▶ Task: Select the lines that hold the word "chart" and copy each one.

▶ Dataset section:
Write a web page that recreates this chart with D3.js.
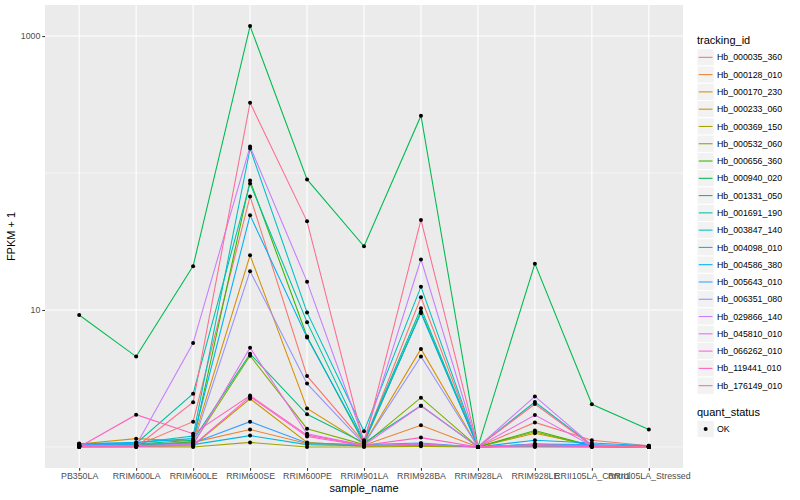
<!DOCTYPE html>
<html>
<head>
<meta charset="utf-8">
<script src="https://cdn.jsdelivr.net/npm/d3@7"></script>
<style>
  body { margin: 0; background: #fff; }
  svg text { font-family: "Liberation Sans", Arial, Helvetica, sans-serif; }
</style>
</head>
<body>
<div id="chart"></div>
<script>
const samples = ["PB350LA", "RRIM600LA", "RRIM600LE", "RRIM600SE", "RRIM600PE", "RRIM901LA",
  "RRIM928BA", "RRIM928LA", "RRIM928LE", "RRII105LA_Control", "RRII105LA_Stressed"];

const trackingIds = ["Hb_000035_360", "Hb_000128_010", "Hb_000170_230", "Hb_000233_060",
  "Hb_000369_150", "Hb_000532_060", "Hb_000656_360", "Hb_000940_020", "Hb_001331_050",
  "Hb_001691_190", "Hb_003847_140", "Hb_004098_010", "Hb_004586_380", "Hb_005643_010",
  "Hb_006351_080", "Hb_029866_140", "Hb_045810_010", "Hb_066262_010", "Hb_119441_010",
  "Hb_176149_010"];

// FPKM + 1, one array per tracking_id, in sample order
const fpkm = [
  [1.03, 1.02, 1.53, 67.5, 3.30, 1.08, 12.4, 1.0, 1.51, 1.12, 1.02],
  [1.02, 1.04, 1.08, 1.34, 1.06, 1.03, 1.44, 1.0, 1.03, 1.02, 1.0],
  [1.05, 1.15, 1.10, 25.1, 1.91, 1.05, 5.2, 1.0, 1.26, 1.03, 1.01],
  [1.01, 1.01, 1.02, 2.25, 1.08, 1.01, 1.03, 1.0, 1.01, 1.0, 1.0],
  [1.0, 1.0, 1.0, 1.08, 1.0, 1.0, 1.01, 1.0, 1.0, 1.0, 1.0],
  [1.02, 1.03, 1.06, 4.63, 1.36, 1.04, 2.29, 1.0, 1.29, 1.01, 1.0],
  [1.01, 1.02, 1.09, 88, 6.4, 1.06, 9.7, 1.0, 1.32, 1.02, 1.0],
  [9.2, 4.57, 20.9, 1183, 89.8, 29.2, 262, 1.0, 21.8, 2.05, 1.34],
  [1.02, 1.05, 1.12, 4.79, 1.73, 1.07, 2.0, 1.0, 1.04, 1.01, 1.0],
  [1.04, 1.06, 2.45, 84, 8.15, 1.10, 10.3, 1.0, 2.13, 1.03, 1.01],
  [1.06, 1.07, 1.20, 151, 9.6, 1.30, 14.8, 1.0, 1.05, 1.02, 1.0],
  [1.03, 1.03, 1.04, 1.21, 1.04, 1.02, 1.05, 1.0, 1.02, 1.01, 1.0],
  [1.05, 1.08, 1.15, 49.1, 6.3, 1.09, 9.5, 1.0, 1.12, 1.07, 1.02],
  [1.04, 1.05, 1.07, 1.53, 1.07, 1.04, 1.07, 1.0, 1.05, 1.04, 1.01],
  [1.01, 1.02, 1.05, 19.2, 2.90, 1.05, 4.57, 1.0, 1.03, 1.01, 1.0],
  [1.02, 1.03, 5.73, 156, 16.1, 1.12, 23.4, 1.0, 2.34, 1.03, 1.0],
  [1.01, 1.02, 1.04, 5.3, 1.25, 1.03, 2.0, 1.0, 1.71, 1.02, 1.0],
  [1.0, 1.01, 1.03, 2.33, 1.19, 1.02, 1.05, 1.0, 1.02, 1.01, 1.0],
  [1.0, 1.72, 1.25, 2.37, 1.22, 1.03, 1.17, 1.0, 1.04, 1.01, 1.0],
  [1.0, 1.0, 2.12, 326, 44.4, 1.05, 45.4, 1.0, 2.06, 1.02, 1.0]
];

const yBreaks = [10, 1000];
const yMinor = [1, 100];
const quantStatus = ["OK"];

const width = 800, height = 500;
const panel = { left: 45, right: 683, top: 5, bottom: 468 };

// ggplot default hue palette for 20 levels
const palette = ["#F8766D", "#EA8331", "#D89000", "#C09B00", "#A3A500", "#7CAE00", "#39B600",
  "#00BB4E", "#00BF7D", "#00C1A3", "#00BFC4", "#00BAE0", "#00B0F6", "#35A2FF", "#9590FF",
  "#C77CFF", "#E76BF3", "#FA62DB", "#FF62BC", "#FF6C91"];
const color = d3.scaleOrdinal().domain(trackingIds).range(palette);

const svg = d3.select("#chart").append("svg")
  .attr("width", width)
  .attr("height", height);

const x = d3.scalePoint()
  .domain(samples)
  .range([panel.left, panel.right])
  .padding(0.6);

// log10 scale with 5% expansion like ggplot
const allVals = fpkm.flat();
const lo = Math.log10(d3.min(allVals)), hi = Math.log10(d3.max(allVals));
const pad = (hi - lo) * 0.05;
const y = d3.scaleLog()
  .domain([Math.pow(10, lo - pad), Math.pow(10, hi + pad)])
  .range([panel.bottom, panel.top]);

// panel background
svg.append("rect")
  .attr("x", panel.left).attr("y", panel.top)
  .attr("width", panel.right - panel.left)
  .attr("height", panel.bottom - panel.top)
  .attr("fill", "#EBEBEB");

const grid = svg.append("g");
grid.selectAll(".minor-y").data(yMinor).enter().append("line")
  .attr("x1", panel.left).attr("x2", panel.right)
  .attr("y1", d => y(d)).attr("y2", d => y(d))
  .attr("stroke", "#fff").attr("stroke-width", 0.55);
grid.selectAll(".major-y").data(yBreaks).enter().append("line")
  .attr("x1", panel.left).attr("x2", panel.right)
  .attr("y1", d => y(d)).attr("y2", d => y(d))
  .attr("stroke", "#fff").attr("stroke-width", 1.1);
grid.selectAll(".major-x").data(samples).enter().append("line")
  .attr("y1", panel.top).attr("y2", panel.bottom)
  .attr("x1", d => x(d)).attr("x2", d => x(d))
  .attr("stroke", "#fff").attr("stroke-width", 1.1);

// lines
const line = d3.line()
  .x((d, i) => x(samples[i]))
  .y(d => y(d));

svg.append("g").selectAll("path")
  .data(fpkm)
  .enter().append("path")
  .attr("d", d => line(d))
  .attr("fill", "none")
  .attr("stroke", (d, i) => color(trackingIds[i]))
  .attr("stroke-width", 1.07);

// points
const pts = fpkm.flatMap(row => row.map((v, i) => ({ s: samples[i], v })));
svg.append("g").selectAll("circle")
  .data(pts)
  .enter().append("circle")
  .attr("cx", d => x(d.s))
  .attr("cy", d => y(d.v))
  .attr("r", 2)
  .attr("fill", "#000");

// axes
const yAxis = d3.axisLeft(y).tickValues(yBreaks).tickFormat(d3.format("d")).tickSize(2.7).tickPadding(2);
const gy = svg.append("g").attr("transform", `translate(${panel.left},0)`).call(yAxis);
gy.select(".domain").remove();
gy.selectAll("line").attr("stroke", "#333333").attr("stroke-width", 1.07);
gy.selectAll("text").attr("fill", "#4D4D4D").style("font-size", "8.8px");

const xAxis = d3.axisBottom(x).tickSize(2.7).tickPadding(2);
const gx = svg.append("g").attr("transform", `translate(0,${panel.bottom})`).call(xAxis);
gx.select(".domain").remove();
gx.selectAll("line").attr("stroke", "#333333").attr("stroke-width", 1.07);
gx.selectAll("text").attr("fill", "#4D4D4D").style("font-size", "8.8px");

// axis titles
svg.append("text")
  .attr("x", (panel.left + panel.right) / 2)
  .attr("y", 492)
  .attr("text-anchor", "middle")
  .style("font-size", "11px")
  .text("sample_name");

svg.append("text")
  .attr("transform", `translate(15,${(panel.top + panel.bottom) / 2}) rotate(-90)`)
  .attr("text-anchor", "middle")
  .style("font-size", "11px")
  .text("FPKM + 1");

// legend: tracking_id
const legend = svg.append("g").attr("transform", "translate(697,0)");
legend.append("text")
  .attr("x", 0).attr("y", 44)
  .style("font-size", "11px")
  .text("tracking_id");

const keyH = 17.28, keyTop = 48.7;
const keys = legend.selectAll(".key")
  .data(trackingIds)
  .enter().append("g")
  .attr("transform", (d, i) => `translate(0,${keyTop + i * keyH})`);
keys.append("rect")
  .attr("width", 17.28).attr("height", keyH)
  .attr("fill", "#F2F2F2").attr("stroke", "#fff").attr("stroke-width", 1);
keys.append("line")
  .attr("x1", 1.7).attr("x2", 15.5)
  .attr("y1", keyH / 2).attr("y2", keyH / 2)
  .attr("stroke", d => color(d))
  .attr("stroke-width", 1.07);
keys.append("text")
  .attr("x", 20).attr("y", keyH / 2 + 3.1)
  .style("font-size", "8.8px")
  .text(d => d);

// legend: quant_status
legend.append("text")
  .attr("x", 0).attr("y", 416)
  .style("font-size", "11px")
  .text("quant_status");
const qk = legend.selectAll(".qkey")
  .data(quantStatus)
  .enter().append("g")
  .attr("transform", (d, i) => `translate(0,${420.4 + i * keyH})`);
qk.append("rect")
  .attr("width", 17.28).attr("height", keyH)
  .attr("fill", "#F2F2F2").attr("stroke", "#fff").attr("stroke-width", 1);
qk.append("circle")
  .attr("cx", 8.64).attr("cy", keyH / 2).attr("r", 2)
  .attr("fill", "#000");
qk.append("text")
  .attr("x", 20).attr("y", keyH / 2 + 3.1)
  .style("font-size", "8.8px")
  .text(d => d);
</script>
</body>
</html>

▶ Solution for this exercise:
Write a web page that recreates this chart with D3.js.
<div id="chart"></div>
const svg = d3.select("#chart").append("svg")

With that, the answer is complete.